Monday, 15 July 2013

The Auckland housing market revisited

On Saturday afternoon, I counted the residential ads in the window of a real estate agent in Mairangi Bay.

There were 44 of them (not counting an ad for a resort, which seemed to me to be more of a business than a residential listing). 38 were already sold. Of the last six, 4 were for undeveloped sections, and 1 was for property on Great Barrier Island. That left just a single ad in the window for the only unsold Auckland residential property they had on their books (an apartment). In short, virtually everything's been sold.

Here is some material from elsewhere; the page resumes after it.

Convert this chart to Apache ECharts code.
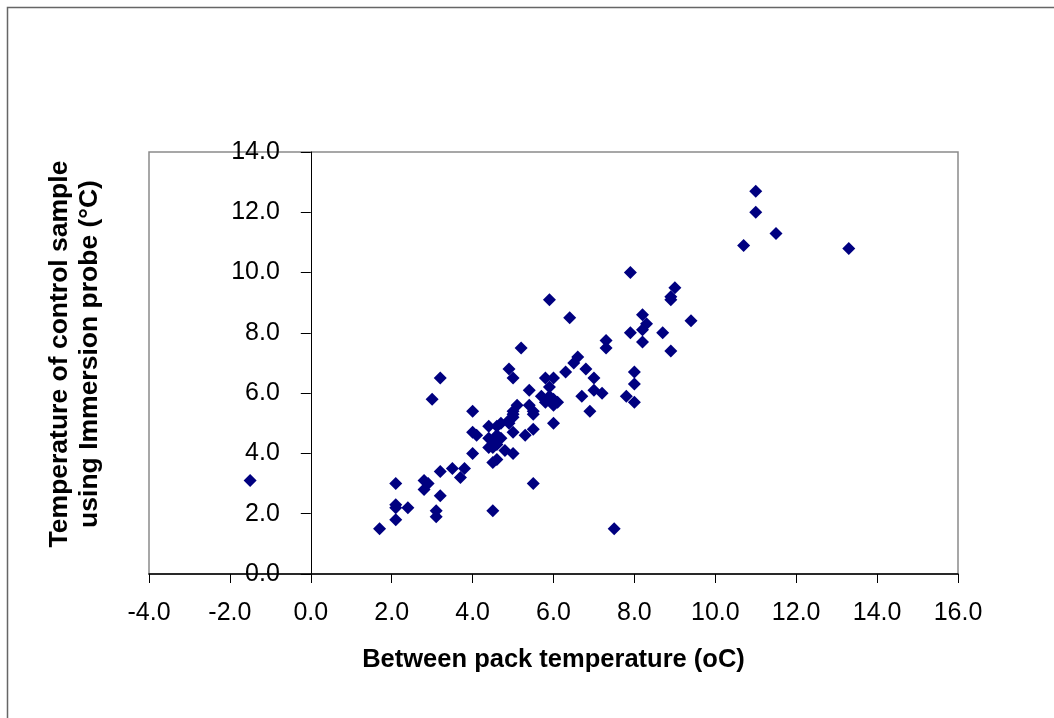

They had a window of rental properties, too. A very ordinary-looking three bedroom home in Browns Bay - which is admittedly a nice neighbourhood with good amenities - will set you back $520 a week. What the real estate agents call an 'executive' home, and what you and I would call the sort of home we're actually looking for, is currently going for over $1,000 a week. There's no two ways about it: when a good quality home is costing you over $50K a year to rent, things have got pretty pricey.

In the spirit of 'economics by walking around', I've drawn several conclusions from this.

One is that everything you hear about the tight Auckland housing market is absolutely correct. If anything, I'd say that it is even tighter than I had imagined.

Another is that I think this is specific to Auckland, and not a symptom of (say) nationally lax or generous lending standards by the banks. If this was happening because all the banks were lending everywhere to anyone who came through their doors, then the estate agents' windows would be equally as full of SOLD signs in Alexandra and Waikanae, and - from admittedly anecdotal accounts of both places recently - they aren't.

And that kind of bothers me: why are the macro-prudential battering rams about to be deployed, if the problem isn't one of nationally excessive credit growth? Especially, as I've posted before, when the statistics on bank lending on houses, or to the household sector more generally, aren't showing any signs of running out of control. I've just re-checked them on the RBNZ website: credit extended to the resident private sector was up 4.3% year on year in May, and lending on housing was up 5.3%. These look to be distinctly unalarming numbers.

And a last thought is that I'm not too bothered by these high housing and rental prices. Of course, they have provoked just the sort of media reaction you'd expect - it's those Asian-Australians-insert-your-target-victim-group-here that are pricing homes out of the reach of battling Kiwi families. But let's go back to Economics 101. Why, in workably competitive markets, do you ever see high prices, and what are they meant to do?

Hmm. Let's see. Demand increases while supply is constant. Tough one. I'd just observe that all the facts are consistent with an immediate rise in demand (the economy doing much better than expected, the Auckland economy humming along, possibly Christchurch refugees) encountering a short-run fixed supply, and high prices are allocating houses to those that value them most. I don't see a national macroeconomic issue here.

I wouldn't underestimate the supply response, either. I've posted before that as I go running around the North Shore, I've noticed a very substantial amount of infill housing development. In recent weeks, it's taken off even more. I wouldn't say that every single large section has been built on, or that every dilapidated 1950s home has been turned into two fancy townhouses, but it's heading that way. This looks like a problem that is part of the way to fixing itself.

I have a lot of sympathy with the argument that even purist inflation-targetting central banks need to be mindful of asset price movements. And I'm also mindful that real-time policymakers will find it hard to differentiate between relative price movements (not an issue for monetary policy) and generalised price pressures. And I'm mindful that central banks have a particular set of risk-management priorities, which above all are focussed on taking the low-probability but high-impact events out of play. They have to be very careful not to make expensive mistakes. All that said, I'm really struggling with the currently accepted notion that the Auckland market has got out of hand because of over-loose monetary policy.